Doug Peterson from the U.S. National Farmers' Union echoed those concerns. None of us is against trade, he said, but how that happens, and what the rules are, really do matter. He highlighted intellectual property rights proposals in TPP that would grant enormous new rights over seeds and other inputs to already powerful transnational corporations. NFU is concerned that those rights would be extended to patents on animal husbandry, expanding Monsanto's dominance over seeds to breeding rights. In general, he said, what we really need are stable public policies to balance innovations in agriculture with food justice.

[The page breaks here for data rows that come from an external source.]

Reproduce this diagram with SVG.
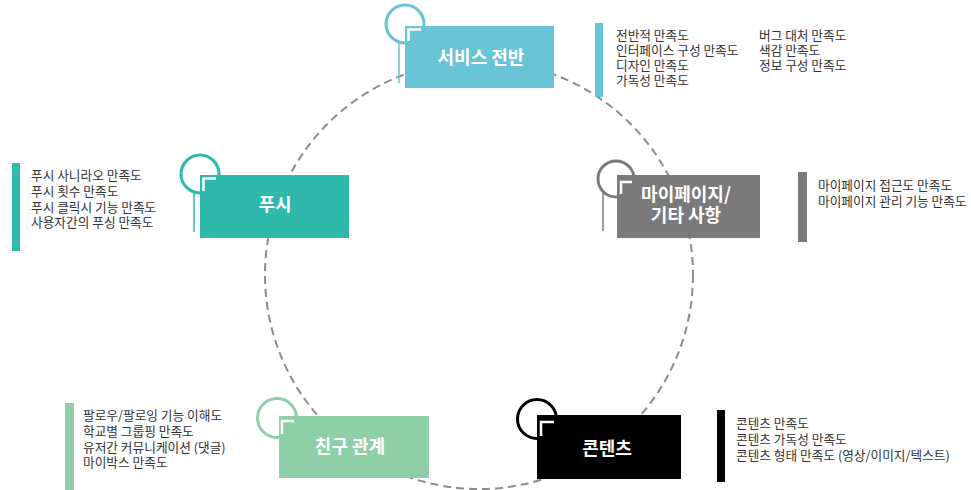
<svg xmlns="http://www.w3.org/2000/svg" width="971" height="490" viewBox="0 0 971 490">
  <style>
    .lbl { font-family: "Noto Sans CJK KR", "Noto Sans", sans-serif; font-size: 18px; font-weight: bold; fill: #ffffff; text-anchor: middle; }
    .item { font-family: "Noto Sans CJK KR", "Noto Sans", sans-serif; font-size: 12.7px; fill: #333333; }
    .ring { fill: none; stroke-width: 3; }
    .notch { fill: none; stroke: #ffffff; stroke-width: 2.5; }
    .thin { fill: none; stroke-width: 1.5; }
    .f-svc { fill: #69c4d6; } .s-svc { stroke: #69c4d6; }
    .f-push { fill: #2fb9ad; } .s-push { stroke: #2fb9ad; }
    .f-my { fill: #7a7a7a; } .s-my { stroke: #7a7a7a; }
    .f-fr { fill: #8fcfa8; } .s-fr { stroke: #8fcfa8; }
    .f-ct { fill: #000000; } .s-ct { stroke: #000000; }
  </style>
  <rect width="971" height="490" fill="#ffffff"/>

  <g id="connectors">
    <circle cx="479" cy="275" r="214" fill="none" stroke="#8c8c8c" stroke-width="2" stroke-dasharray="8 5"/>
  </g>

  <g id="details">
    <rect x="595" y="23" width="8" height="74" class="f-svc"/>
    <text class="item" x="616" y="39.5">전반적 만족도</text>
    <text class="item" x="616" y="54.5">인터페이스 구성 만족도</text>
    <text class="item" x="616" y="69.5">디자인 만족도</text>
    <text class="item" x="616" y="84.5">가독성 만족도</text>
    <text class="item" x="759" y="39.5">버그 대처 만족도</text>
    <text class="item" x="759" y="54.5">색감 만족도</text>
    <text class="item" x="759" y="69.5">정보 구성 만족도</text>

    <rect x="12" y="163" width="8" height="88" class="f-push"/>
    <text class="item" x="31" y="180">푸시 사니라오 만족도</text>
    <text class="item" x="31" y="196">푸시 횟수 만족도</text>
    <text class="item" x="31" y="212">푸시 클릭시 기능 만족도</text>
    <text class="item" x="31" y="227">사용자간의 푸싱 만족도</text>

    <rect x="798" y="172" width="9" height="70" class="f-my"/>
    <text class="item" x="818" y="189.5">마이페이지 접근도 만족도</text>
    <text class="item" x="818" y="206">마이페이지 관리 기능 만족도</text>

    <rect x="65" y="403" width="9" height="87" class="f-fr"/>
    <text class="item" x="83" y="419.5">팔로우/팔로잉 기능 이해도</text>
    <text class="item" x="83" y="436">학교별 그룹핑 만족도</text>
    <text class="item" x="83" y="451.5">유저간 커뮤니케이션 (댓글)</text>
    <text class="item" x="83" y="467">마이박스 만족도</text>

    <rect x="717" y="410" width="8" height="72" class="f-ct"/>
    <text class="item" x="736" y="427.5">콘텐츠 만족도</text>
    <text class="item" x="736" y="443.5">콘텐츠 가독성 만족도</text>
    <text class="item" x="736" y="459.5">콘텐츠 형태 만족도 (영상/이미지/텍스트)</text>
  </g>

  <g id="node-service">
    <rect x="405" y="26" width="149" height="62" class="f-svc"/>
    <circle cx="405" cy="24" r="19" class="ring s-svc"/>
    <path d="M408.5 41 V29.5 H421" class="notch"/>
    <line x1="399" y1="42" x2="399" y2="83" class="thin s-svc"/>
    <text class="lbl" x="481" y="64">서비스 전반</text>
  </g>

  <g id="node-push">
    <rect x="200" y="175" width="149" height="63" class="f-push"/>
    <circle cx="200" cy="174" r="19" class="ring s-push"/>
    <path d="M203.5 191 V178.5 H216" class="notch"/>
    <line x1="194" y1="192" x2="194" y2="232" class="thin s-push"/>
    <text class="lbl" x="275" y="211">푸시</text>
  </g>

  <g id="node-mypage">
    <rect x="617" y="175" width="143" height="63" class="f-my"/>
    <circle cx="616" cy="179" r="18" class="ring s-my"/>
    <path d="M621 194 V182 H632" class="notch"/>
    <line x1="603" y1="193" x2="603" y2="231" class="thin s-my"/>
    <text class="lbl" x="686" y="201">마이페이지/</text>
    <text class="lbl" x="686" y="222">기타 사항</text>
  </g>

  <g id="node-friends">
    <rect x="279" y="416" width="150" height="62" class="f-fr"/>
    <circle cx="277" cy="418" r="19.5" class="ring s-fr"/>
    <path d="M282 434 V421 H294" class="notch"/>
    <text class="lbl" x="350" y="453">친구 관계</text>
  </g>

  <g id="node-contents">
    <rect x="537" y="415" width="144" height="64" class="f-ct"/>
    <circle cx="537" cy="419" r="19.5" class="ring s-ct"/>
    <path d="M541 436 V422 H554" class="notch"/>
    <text class="lbl" x="607" y="455">콘텐츠</text>
  </g>
</svg>
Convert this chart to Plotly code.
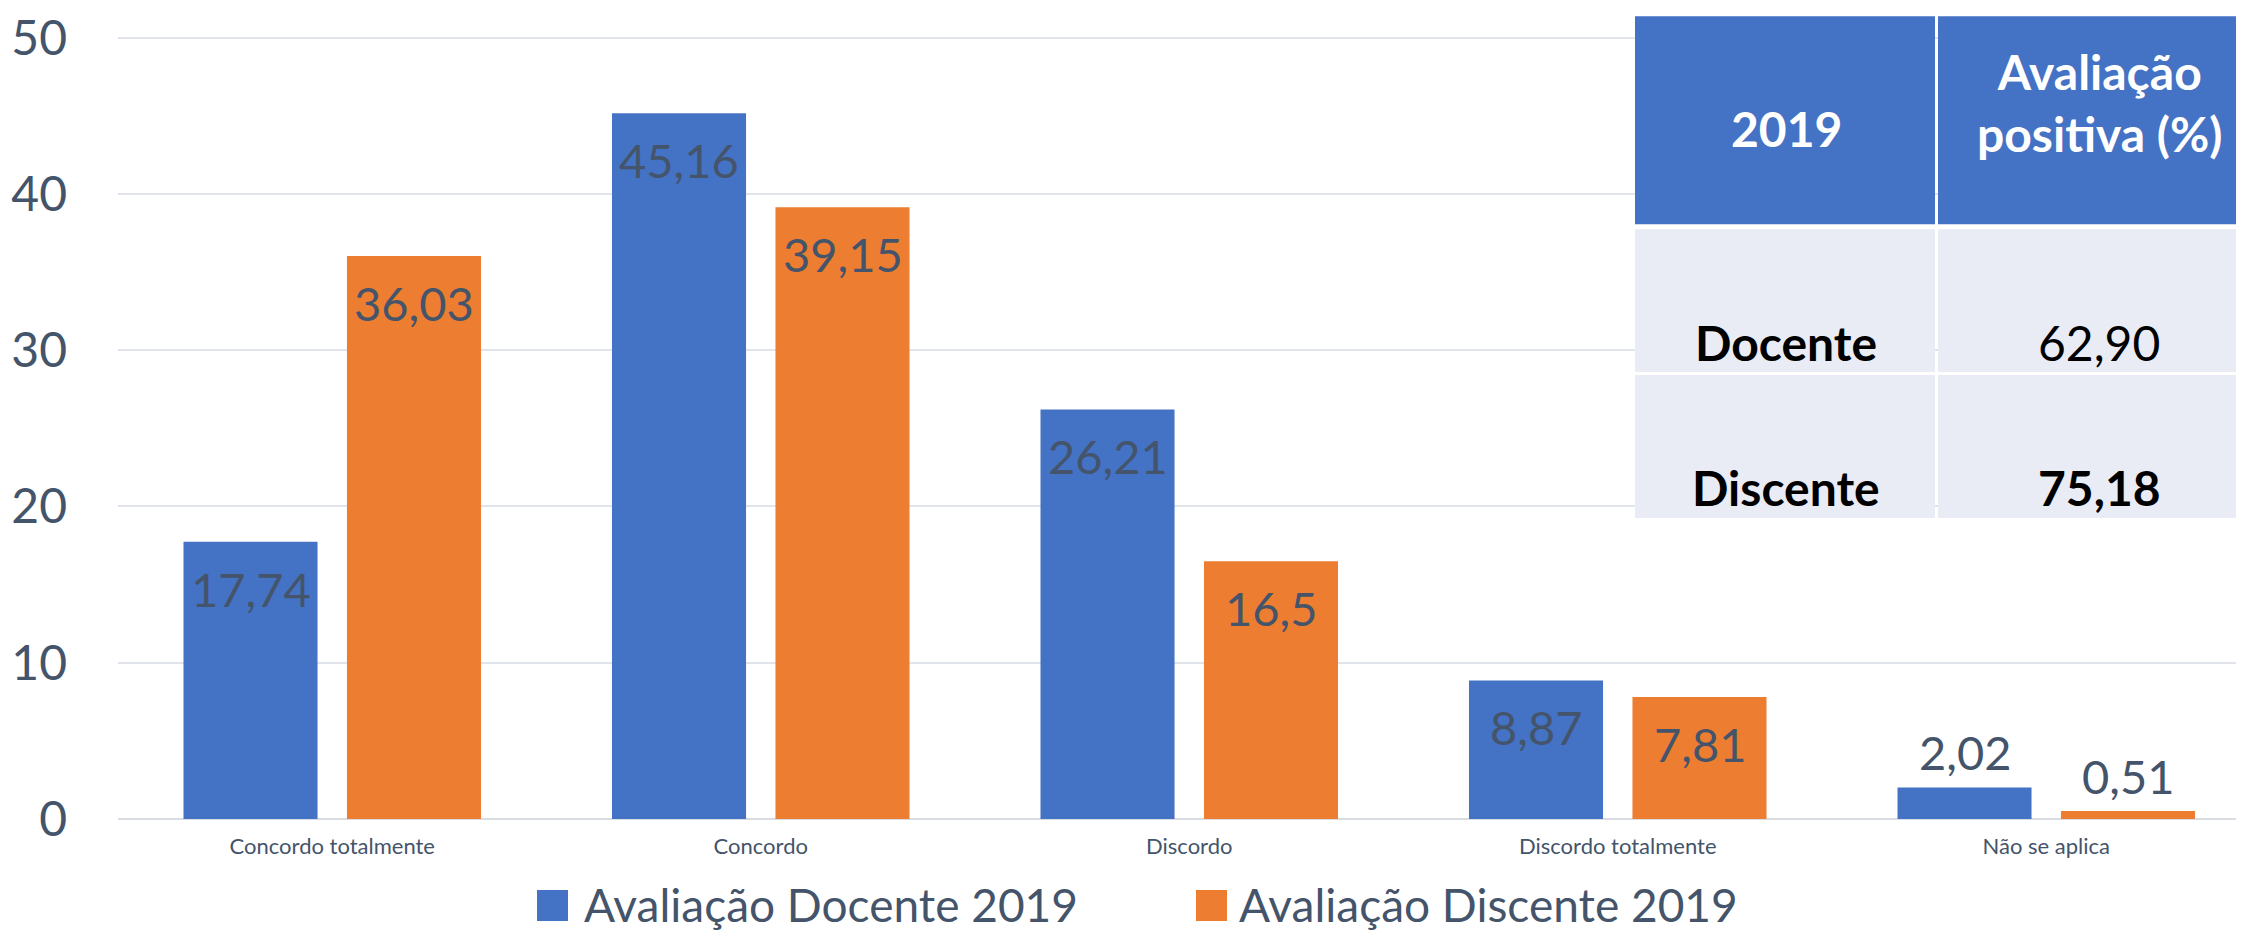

Victor Suarez, the leader of ANEC, emphasized the importance of rebuilding ties among farmers and consumers, unions and environmentalists. The TPP negotiations are forcing Mexicans to fight some of the same battles that came up during the NAFTA debate. The privatization of the Mexican ejido system of communal land owning, which the government liberalized as a pre-condition for NAFTA, is once again on the table. The 1991 reforms allowed existing ejidos to remain under community control, but new agricultural reforms announced in January would put those farms on a "fast track" for privatization, expelling thousands of small-scale farmers from their lands. Investment rules in NAFTA support changes in laws on land and mineral rights, often carried out in the dead of night, that devastate communities' rights to natural resources. Plans to carry out a "second green revolution" in Mexico will increase pressure to use GMO seeds, as well as chemical fertilizers that will poison the soil and water so that they will not support sustainable agriculture, Suarez told participants. People in all three countries, he said, need to work together to recover sovereignty over our food, seeds and land.